Ginny shook her head. “No, we’re not the same. Not at all. I’m going back with an entirely new identity. I’m Lemurian, Alton. Just like you. I’ve got DarkFire. You’ve got me. That makes us another team that didn’t exist before. I can be more than just moral support for you now.”
She flexed her arm and made a muscle. There wasn’t much of one, but it made him laugh. “See?” she said, pumping her muscle. “No demon’s gettin’ by me.”
Alton shook his head, but at least he was still grinning. “Taron, it looks like it’s up to you to convince the council. They can’t deny what happened out there, just as they can’t continue to deny the demon threat is real, that it’s going to affect the safety of Lemuria sooner rather than later.”
Taron took Alton’s hand and the two men grasped each other’s forearms. “Be safe, Alton. You’re the brother I wish I’d had. I don’t want to lose you.”
“You are my brother, Taron. You always have been. Always will be. I wish you luck with our hardheaded council.”
Taron laughed. “Wish me luck with the one who denies being your father. His is the hardest head I have to deal with. Take care, my friend. I promise to do my best.” He turned to Ginny. “You, too, Ginny. Be safe. Take care of Alton for me. I’m not at all worried about you, but that guy is something else altogether.”
Ginny rose up on her toes and surprised Taron with a kiss to his cheek. He blushed to the roots of his brilliant red hair.
“I promise, Taron. I just wish there was a way we could keep in touch.” She glanced at Alton. “Can we plan to meet in a few days? I think we need to know how things are going here. If there’s any change in the council’s decision.”
“Bell Rock?” Alton hugged Ginny close.
Taron nodded. “Bell Rock it is. Three days from today, at sunset. I’ll meet you at the portal within the vortex.” He held his vermillion braid in one hand. “I’d rather not risk exposure in human society.”
“Agreed.” Alton leaned over and kissed Ginny. “You’re already thinking like a warrior. Planning ahead. I like that.”
A soft chime rang—three crystal-clear tones. Alton glanced quickly toward the doorway. Taron looked at Alton. “Are you expecting anyone?”
He shook his head and grabbed Ginny’s arm. They both gathered up their things and slipped into the hallway that led to the pool, out of sight of the door. A moment later, Taron called to them. “It’s okay. Hurry.”
A large man in a blue robe stood uncomfortably in the front room. Ginny recognized him immediately as one of the soldiers who’d brought Alton to the great hall in chains.

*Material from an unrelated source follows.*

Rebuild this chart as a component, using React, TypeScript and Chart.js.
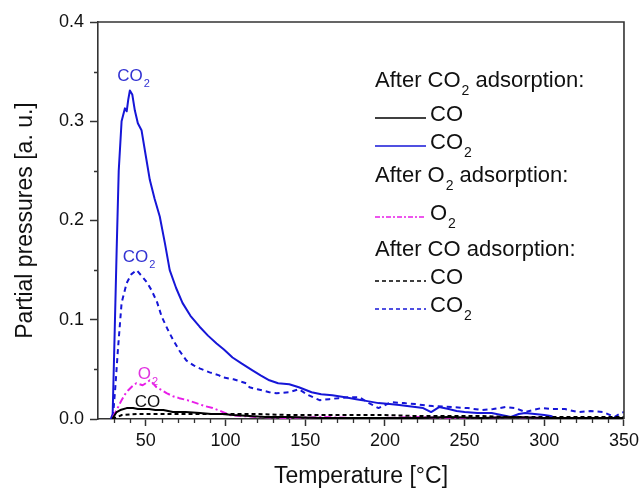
import React, { useEffect, useRef } from "react";
import { Chart, registerables } from "chart.js";

Chart.register(...registerables);

// ---- data ----
const xTicks = [50, 100, 150, 200, 250, 300, 350];
const yTicks = [0, 0.1, 0.2, 0.3, 0.4];

// After CO2 adsorption: CO2 (solid blue)
const co2AfterCO2T = [28, 29.2, 30.5, 31.7, 33, 34.8, 36.9, 38, 39, 40, 41.5, 43.1, 45, 47.3, 50, 52.5, 55.5, 58.75, 62, 65, 69, 73, 78, 83.75, 89, 94.4, 99, 104.4, 110, 116.9, 122, 127.5, 133, 140, 146, 154, 160, 167, 175, 182, 189, 196, 203, 209, 214, 219, 224, 229, 234, 240, 245, 250, 258, 267, 273, 279, 284, 288, 294, 300, 304, 307, 315, 325, 335, 345, 350];
const co2AfterCO2V = [0, 0.005, 0.09, 0.17, 0.25, 0.3, 0.313, 0.31, 0.322, 0.331, 0.327, 0.311, 0.298, 0.291, 0.265, 0.241, 0.222, 0.204, 0.177, 0.15, 0.132, 0.117, 0.104, 0.093, 0.084, 0.076, 0.07, 0.062, 0.056, 0.049, 0.044, 0.039, 0.036, 0.035, 0.032, 0.027, 0.025, 0.024, 0.022, 0.02, 0.018, 0.016, 0.015, 0.014, 0.013, 0.012, 0.011, 0.007, 0.012, 0.01, 0.008, 0.007, 0.006, 0.006, 0.004, 0.002, 0.005, 0.006, 0.005, 0.004, 0.003, 0.001, 0.001, 0, 0.001, 0, 0.001];

// After CO2 adsorption: CO (solid black)
const coAfterCO2T = [29, 30.5, 31.7, 34, 38, 42, 45, 48, 52, 56, 61, 67, 75, 84, 91, 98, 105, 115, 125, 140, 160, 180, 200, 220, 240, 260, 280, 300, 320, 340, 350];
const coAfterCO2V = [0, 0.004, 0.007, 0.009, 0.011, 0.011, 0.01, 0.01, 0.01, 0.009, 0.009, 0.007, 0.007, 0.006, 0.005, 0.005, 0.004, 0.003, 0.002, 0.002, 0.001, 0.001, 0.001, 0.001, 0.002, 0.001, 0.002, 0.001, 0.001, 0.001, 0.001];

// After O2 adsorption: O2 (magenta dash-dot)
const o2AfterO2T = [29.4, 32, 34.8, 37, 39, 41.5, 44, 46, 48, 50, 52.5, 54.5, 56.7, 60, 63, 67, 71, 76, 81.7, 87, 92, 97, 102.5, 110, 120, 140, 160, 180, 200, 220, 240, 260, 280, 300, 320, 340, 350];
const o2AfterO2V = [0.002, 0.01, 0.019, 0.025, 0.029, 0.033, 0.036, 0.035, 0.034, 0.036, 0.039, 0.036, 0.032, 0.029, 0.026, 0.023, 0.021, 0.019, 0.016, 0.013, 0.011, 0.008, 0.004, 0.003, 0.002, 0.001, 0.002, 0.001, 0.001, 0.002, 0.001, 0.001, 0.002, 0.001, 0.001, 0.001, 0.001];

// After CO adsorption: CO (dashed black)
const coAfterCOT = [29, 35, 45, 60, 80, 100, 120, 140, 160, 180, 200, 220, 240, 260, 280, 300, 320, 340, 350];
const coAfterCOV = [0, 0.004, 0.005, 0.005, 0.005, 0.005, 0.005, 0.004, 0.004, 0.004, 0.004, 0.003, 0.003, 0.003, 0.002, 0.002, 0.002, 0.002, 0.002];

// After CO adsorption: CO2 (dashed blue)
const co2AfterCOT = [29.4, 31, 32.5, 34.8, 38, 41, 44.2, 48, 50.5, 53.5, 57, 60, 63.5, 67, 71, 75.4, 80, 83.75, 90, 96, 98, 105, 113, 115, 120, 127.5, 132, 140, 146, 152, 159, 165, 171, 178, 184, 190, 196, 204, 212, 219, 230, 242, 252, 261, 268, 275.6, 282, 288, 298, 305, 313, 321, 329, 337, 344, 348, 350];
const co2AfterCOV = [0.002, 0.035, 0.07, 0.117, 0.137, 0.146, 0.15, 0.143, 0.138, 0.13, 0.118, 0.103, 0.091, 0.08, 0.069, 0.059, 0.054, 0.051, 0.047, 0.044, 0.042, 0.04, 0.036, 0.032, 0.03, 0.027, 0.026, 0.027, 0.03, 0.024, 0.019, 0.02, 0.021, 0.022, 0.022, 0.016, 0.011, 0.017, 0.016, 0.015, 0.013, 0.012, 0.011, 0.009, 0.01, 0.012, 0.011, 0.007, 0.011, 0.01, 0.01, 0.007, 0.008, 0.007, 0.002, 0.006, 0.007];

const BLUE = "rgb(22,22,215)";
const MAGENTA = "rgb(232,30,232)";
const BLACK = "#000000";
const AXIS = "#333333";
const FONT = "'Liberation Sans', Arial, sans-serif";

type Part = [string, boolean?];

function drawRich(ctx: CanvasRenderingContext2D, parts: Part[], x: number, y: number, size: number, color: string, align: "left" | "center" = "left") {
  ctx.save();
  ctx.fillStyle = color;
  ctx.textBaseline = "middle";
  ctx.textAlign = "left";
  const subSize = Math.round(size * 0.62);
  let total = 0;
  for (const [t, sub] of parts) {
    ctx.font = `${sub ? subSize : size}px ${FONT}`;
    total += ctx.measureText(t).width;
  }
  let cx = align === "center" ? x - total / 2 : x;
  for (const [t, sub] of parts) {
    ctx.font = `${sub ? subSize : size}px ${FONT}`;
    ctx.fillText(t, cx + (sub ? 1 : 0), sub ? y + size * 0.45 : y);
    cx += ctx.measureText(t).width + (sub ? 1 : 0);
  }
  ctx.restore();
}

const legendRows: { y: number; header?: Part[]; label?: Part[]; color?: string; dash?: number[] }[] = [
  { y: 81, header: [["After CO"], ["2", true], [" adsorption:"]] },
  { y: 115, label: [["CO"]], color: BLACK, dash: [] },
  { y: 143, label: [["CO"], ["2", true]], color: BLUE, dash: [] },
  { y: 176, header: [["After O"], ["2", true], [" adsorption:"]] },
  { y: 214, label: [["O"], ["2", true]], color: MAGENTA, dash: [5, 2, 2, 2] },
  { y: 250, header: [["After CO adsorption:"]] },
  { y: 278, label: [["CO"]], color: BLACK, dash: [4, 3] },
  { y: 306, label: [["CO"], ["2", true]], color: BLUE, dash: [4, 3] },
];

const annotations: { t: number; v: number; parts: Part[]; color: string }[] = [
  { t: 42, v: 0.345, parts: [["CO"], ["2", true]], color: "rgb(50,50,210)" },
  { t: 45.5, v: 0.163, parts: [["CO"], ["2", true]], color: "rgb(50,50,210)" },
  { t: 51, v: 0.045, parts: [["O"], ["2", true]], color: "rgb(225,50,225)" },
  { t: 51, v: 0.017, parts: [["CO"]], color: "#111111" },
];

const decorPlugin = {
  id: "decor",
  afterDraw(chart: any) {
    const { ctx, chartArea } = chart;
    const xs = chart.scales.x;
    const ys = chart.scales.y;
    ctx.save();
    // top and right frame
    ctx.strokeStyle = AXIS;
    ctx.lineWidth = 1.6;
    ctx.beginPath();
    ctx.moveTo(chartArea.left, chartArea.top);
    ctx.lineTo(chartArea.right, chartArea.top);
    ctx.lineTo(chartArea.right, chartArea.bottom);
    ctx.stroke();
    // minor ticks
    ctx.lineWidth = 1.3;
    ctx.beginPath();
    for (let t = 30; t < 350; t += 10) {
      if (t % 50 === 0) continue;
      const px = Math.round(xs.getPixelForValue(t)) + 0.5;
      ctx.moveTo(px, chartArea.bottom);
      ctx.lineTo(px, chartArea.bottom + 4);
    }
    for (let v = 0.05; v < 0.4; v += 0.1) {
      const py = Math.round(ys.getPixelForValue(v)) + 0.5;
      ctx.moveTo(chartArea.left, py);
      ctx.lineTo(chartArea.left - 4, py);
    }
    ctx.stroke();
    ctx.restore();

    // annotations
    for (const a of annotations) {
      drawRich(ctx, a.parts, xs.getPixelForValue(a.t), ys.getPixelForValue(a.v), 17, a.color, "center");
    }

    // legend
    const lx0 = 375;
    const lx1 = 426;
    for (const r of legendRows) {
      if (r.header) {
        drawRich(ctx, r.header, lx0, r.y, 22, "#111111");
      } else if (r.label) {
        ctx.save();
        ctx.strokeStyle = r.color;
        ctx.lineWidth = 1.6;
        ctx.setLineDash(r.dash || []);
        ctx.beginPath();
        ctx.moveTo(lx0, r.y + 3);
        ctx.lineTo(lx1, r.y + 3);
        ctx.stroke();
        ctx.restore();
        drawRich(ctx, r.label, lx1 + 4, r.y, 22, "#111111");
      }
    }
  },
};

function pts(t: number[], v: number[]) {
  return t.map((x, i) => ({ x, y: v[i] }));
}

export default function App() {
  const ref = useRef<HTMLCanvasElement>(null);
  useEffect(() => {
    document.body.style.margin = "0";
    const canvas = ref.current!;
    const chart = new Chart(canvas, {
      type: "line",
      data: {
        datasets: [
          { label: "CO (after CO2)", data: pts(coAfterCO2T, coAfterCO2V), borderColor: BLACK, borderWidth: 2, pointRadius: 0, borderDash: [] },
          { label: "CO (after CO)", data: pts(coAfterCOT, coAfterCOV), borderColor: BLACK, borderWidth: 2, pointRadius: 0, borderDash: [4, 3] },
          { label: "O2 (after O2)", data: pts(o2AfterO2T, o2AfterO2V), borderColor: MAGENTA, borderWidth: 2, pointRadius: 0, borderDash: [7, 3, 2, 3] },
          { label: "CO2 (after CO)", data: pts(co2AfterCOT, co2AfterCOV), borderColor: BLUE, borderWidth: 2, pointRadius: 0, borderDash: [5, 4] },
          { label: "CO2 (after CO2)", data: pts(co2AfterCO2T, co2AfterCO2V), borderColor: BLUE, borderWidth: 2, pointRadius: 0, borderDash: [] },
        ],
      },
      options: {
        animation: false,
        responsive: false,
        layout: { padding: { top: 22, right: 18, left: 0, bottom: 0 } },
        plugins: { legend: { display: false }, tooltip: { enabled: false } },
        elements: { line: { tension: 0, borderJoinStyle: "round" } },
        scales: {
          x: {
            type: "linear",
            min: 20,
            max: 350,
            afterBuildTicks: (s: any) => { s.ticks = xTicks.map((v) => ({ value: v })); },
            afterFit: (s: any) => { s.height = 69; },
            ticks: { color: "#111111", font: { family: FONT, size: 18 }, padding: 4, maxRotation: 0, autoSkip: false, callback: (v: any) => String(v) },
            grid: { display: true, drawOnChartArea: false, drawTicks: true, tickLength: 7, tickColor: AXIS, tickWidth: 1.5 },
            border: { display: true, color: AXIS, width: 1.6 },
            title: { display: true, text: "Temperature [°C]", color: "#111111", font: { family: FONT, size: 23, lineHeight: 1 }, padding: { top: 0, bottom: 0 } },
          },
          y: {
            type: "linear",
            min: 0,
            max: 0.4,
            afterBuildTicks: (s: any) => { s.ticks = yTicks.map((v) => ({ value: v })); },
            afterFit: (s: any) => { s.width = 98; },
            ticks: { color: "#111111", font: { family: FONT, size: 18 }, padding: 6, autoSkip: false, callback: (v: any) => Number(v).toFixed(1) },
            grid: { display: true, drawOnChartArea: false, drawTicks: true, tickLength: 8, tickColor: AXIS, tickWidth: 1.5 },
            border: { display: true, color: AXIS, width: 1.6 },
            title: { display: true, text: "Partial pressures [a. u.]", color: "#111111", font: { family: FONT, size: 23, lineHeight: 1 }, padding: { top: 14, bottom: 0 } },
          },
        },
      },
      plugins: [decorPlugin],
    } as any);
    return () => chart.destroy();
  }, []);
  return (
    <div style={{ position: "absolute", left: 0, top: 0, width: 643, height: 488 }}>
      <canvas ref={ref} width={643} height={488} style={{ width: 643, height: 488, display: "block" }} />
    </div>
  );
}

She squeezed Alton’s hand but kept her eyes on the guard.
Alton asked, “What’s going on?”
The guard nodded his head toward Ginny and Alton. “I am Roland of Kronus, Sergeant of the Guard. I’ve come to warn you. Chancellor Artigos has convinced the council to hold you under house arrest until they’ve had time to discuss the current situation.” He looked at Taron and shrugged. “We all know what that means. Months of discussion, no action while the demons gain a stronger foothold. You need to leave immediately, but the route to Sedona’s Bell Rock is guarded.”
“How about the one through Mount Shasta?” Alton was slipping his scabbard over his shoulders as he questioned the sergeant.

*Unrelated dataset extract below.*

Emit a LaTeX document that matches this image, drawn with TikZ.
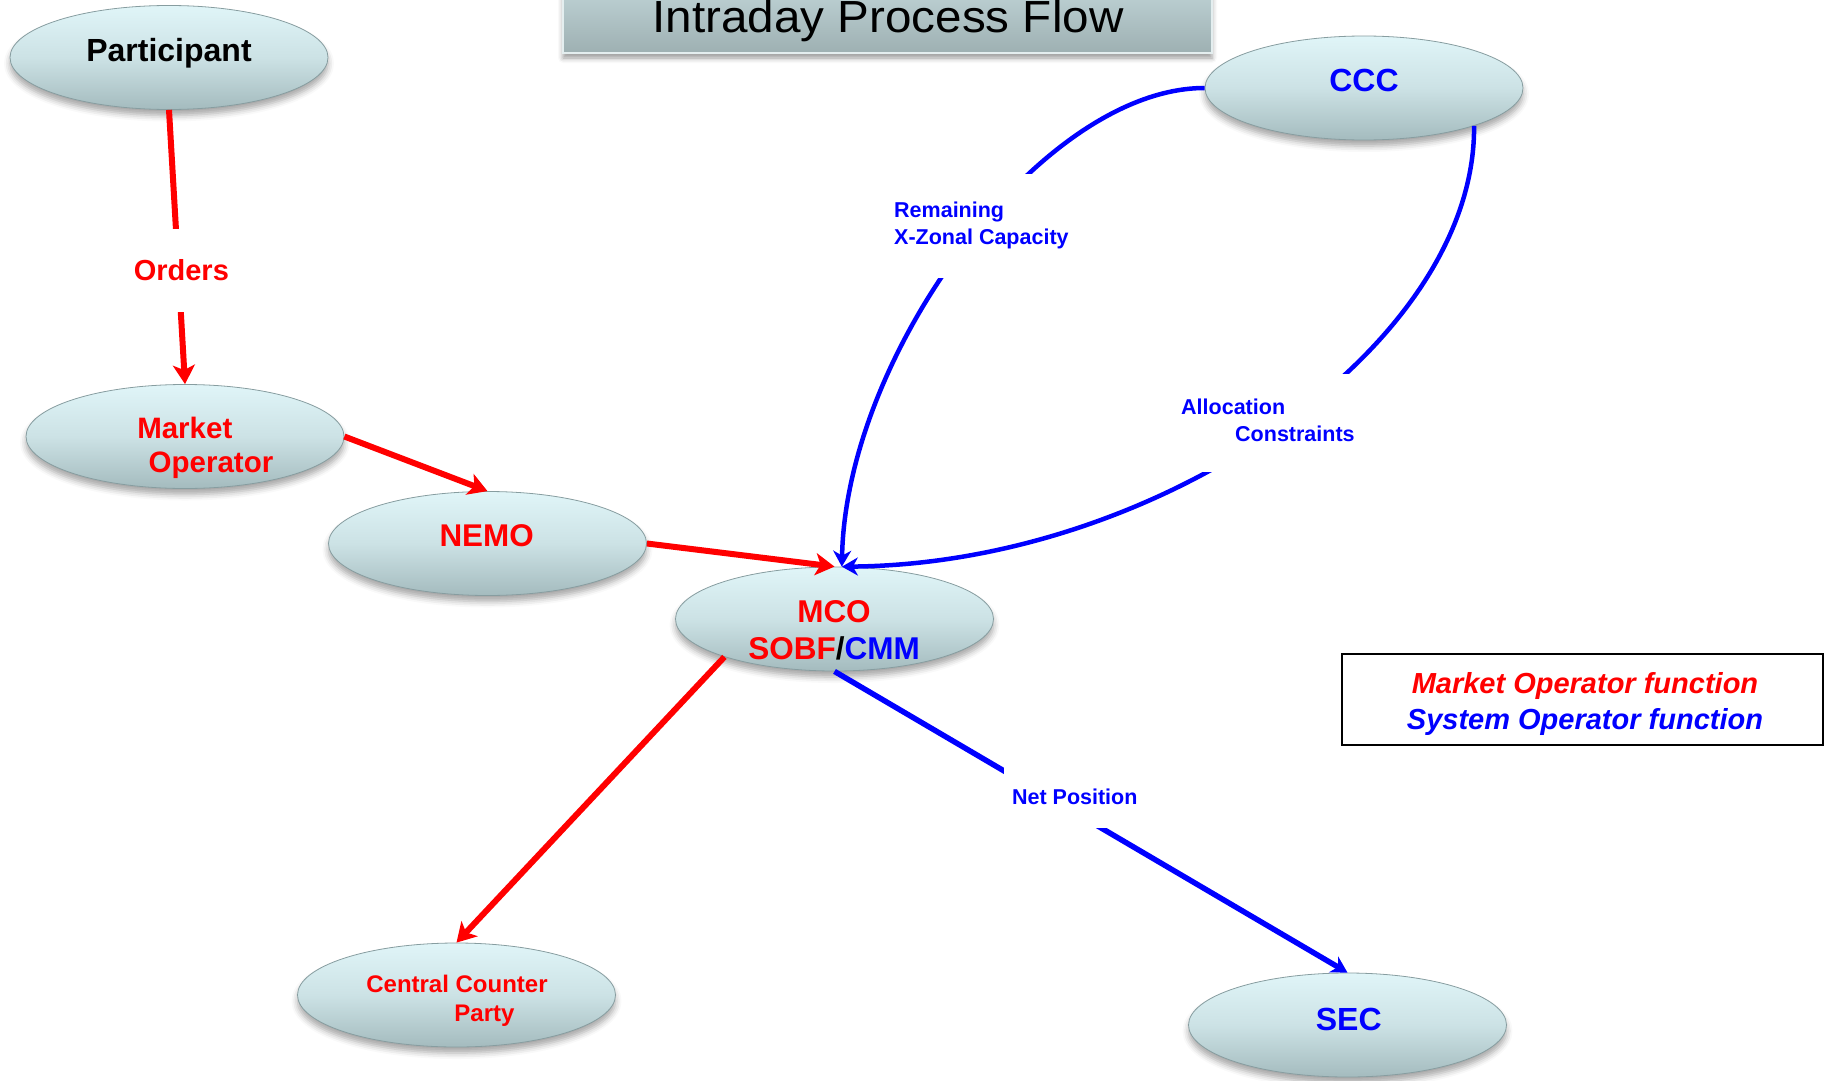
\documentclass[tikz,border=0pt]{standalone}
\usepackage{graphicx}
\usepackage{fontspec}
\setmainfont{Liberation Sans}
\usetikzlibrary{arrows.meta,shapes.geometric,shadows.blur}

\definecolor{mored}{RGB}{255,0,0}
\definecolor{soblue}{RGB}{0,0,255}
\definecolor{bubtop}{RGB}{224,245,248}
\definecolor{bubmid}{RGB}{204,226,229}
\definecolor{bubbot}{RGB}{164,187,190}
\definecolor{bubrim}{RGB}{135,157,160}
\definecolor{titletop}{RGB}{204,225,228}
\definecolor{titlebot}{RGB}{158,176,178}
\definecolor{titlerim}{RGB}{228,238,239}

% font size / baseline skip in points
\newcommand{\fsize}[2]{\fontsize{#1}{#2}\selectfont}

\begin{document}
\begin{tikzpicture}[x=1pt,y=-1pt,
  bubble/.style={ellipse, minimum width=318pt, minimum height=104pt, inner sep=0pt,
    top color=bubtop, bottom color=bubbot, middle color=bubmid,
    draw=bubrim, line width=0.8pt,
    blur shadow={shadow xshift=0pt, shadow yshift=-6pt, shadow blur radius=6pt, shadow opacity=35}},
  titlebox/.style={rectangle, minimum width=649pt, minimum height=93pt, inner sep=0pt,
    top color=titletop, bottom color=titlebot, draw=titlerim, line width=2pt,
    blur shadow={shadow xshift=0pt, shadow yshift=-5pt, shadow blur radius=5pt, shadow opacity=40}},
  bubtext/.style={anchor=base, inner sep=0pt},
  redflow/.style={draw=mored, line width=6pt, -{Stealth[length=19pt,width=22pt,inset=5pt]}},
  blueflow/.style={draw=soblue, line width=4.5pt, -{Stealth[length=16pt,width=18pt,inset=5pt]}},
  flowlabel/.style={fill=white, inner xsep=4pt},
]
\useasboundingbox (0,0) rectangle (1825,1081);

% title banner
\node[titlebox] (title) at (887.5,6.5) {};
\node[bubtext, font=\fsize{45}{45}] (title-t) at (888,33) {\scalebox{1.058}[1]{Intraday Process Flow}};

% process bubbles
\node[bubble] (part) at (169,57.5) {};
\node[bubble] (ccc)  at (1364,88) {};
\node[bubble] (mo)   at (185,436.5) {};
\node[bubble] (nemo) at (487.5,543.5) {};
\node[bubble] (mco)  at (834.5,619) {};
\node[bubble] (ccp)  at (456.5,995) {};
\node[bubble] (sec)  at (1347.5,1025) {};

% bubble captions
\node[bubtext, font=\fsize{32}{32}\bfseries] (part-t) at (169,62) {Participant};
\node[bubtext, font=\fsize{32}{32}\bfseries, text=soblue] (ccc-t) at (1364,92) {CCC};
\node[bubtext, font=\fsize{29.5}{29.5}\bfseries, text=mored] (mo-t1) at (184.8,438.3) {Market};
\node[bubtext, font=\fsize{29.5}{29.5}\bfseries, text=mored] (mo-t2) at (211,472.5) {Operator};
\node[bubtext, font=\fsize{31.4}{31.4}\bfseries, text=mored] (nemo-t) at (486.6,546) {NEMO};
\node[bubtext, font=\fsize{31.5}{31.5}\bfseries, text=mored] (mco-t1) at (834,622) {MCO};
\node[bubtext, font=\fsize{31.5}{31.5}\bfseries] (mco-t2) at (834,659.5)
  {\textcolor{mored}{SOBF}\textcolor{black}{/}\textcolor{soblue}{CMM}};
\node[bubtext, font=\fsize{24}{24}\bfseries, text=mored] (ccp-t1) at (457,992.3) {Central Counter};
\node[bubtext, font=\fsize{24}{24}\bfseries, text=mored] (ccp-t2) at (484.5,1021) {Party};
\node[bubtext, font=\fsize{32}{32}\bfseries, text=soblue] (sec-t) at (1348.7,1030) {SEC};

% market operator flows (red)
\draw[redflow] (part.south) -- node[flowlabel, pos=0.585, xshift=3pt, text=mored,
  font=\fsize{29}{29}\bfseries, minimum height=83pt] (orders) {Orders} (mo.north);
\draw[redflow] (mo.east) -- (nemo.north);
\draw[redflow] (nemo.east) -- (mco.north);
\draw[redflow] (mco.199) -- (ccp.north);

% system operator flows (blue)
\draw[blueflow, line width=5.5pt] (mco.south) -- node[flowlabel, pos=0.4165, xshift=26.6pt,
  text=soblue, font=\fsize{21.5}{21.5}\bfseries, minimum height=62pt, inner xsep=8pt]
  (netpos) {Net Position} (sec.north);
\draw[blueflow] (ccc.west) .. controls (1042,88) and (846,353) .. (mco.82);
\draw[blueflow] (ccc.341.6) .. controls (1476,345) and (1160,564) .. (mco.82);

\node[flowlabel, anchor=base west, inner ysep=25pt, text=soblue,
  font=\fsize{21.5}{27}\bfseries] (remcap) at (890,217.7)
  {\begin{tabular}[t]{@{}l@{}}Remaining\\X-Zonal Capacity\end{tabular}};
\node[flowlabel, anchor=base west, inner ysep=22pt, text=soblue,
  font=\fsize{21.5}{27}\bfseries] (alloc) at (1177,414.7)
  {\begin{tabular}[t]{@{}l@{}}Allocation\\\hspace*{54pt}Constraints\end{tabular}};

% legend
\node[draw=black, line width=1.6pt, minimum width=481pt, minimum height=91pt,
  inner sep=0pt] (legend) at (1582.5,699.5) {};
\node[bubtext, text=mored, font=\fsize{29}{29}\bfseries\itshape] (legend-mo)
  at (1585,693.4) {Market Operator function};
\node[bubtext, text=soblue, font=\fsize{29}{29}\bfseries\itshape] (legend-so)
  at (1585,729.4) {System Operator function};
\end{tikzpicture}
\end{document}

Grinning, the man nodded his head. “I’m covering that one. Hurry. Those charged with your arrest are on their way, though they promised to take their time. You’re going to have to get through the veil before my troops are in place. I’m not sure where all their loyalties lie.” He turned toward the swirl of light and color, poked his head through, and then popped back into the room. “It’s all clear.”
Ginny buckled her scabbard in place and grabbed her pack. Taron gave her a quick hug and propelled her toward the portal. Alton looped his pack over his shoulder and grabbed Ginny’s hand. Without another backward glance, they followed the sergeant of the guard into the tunnel.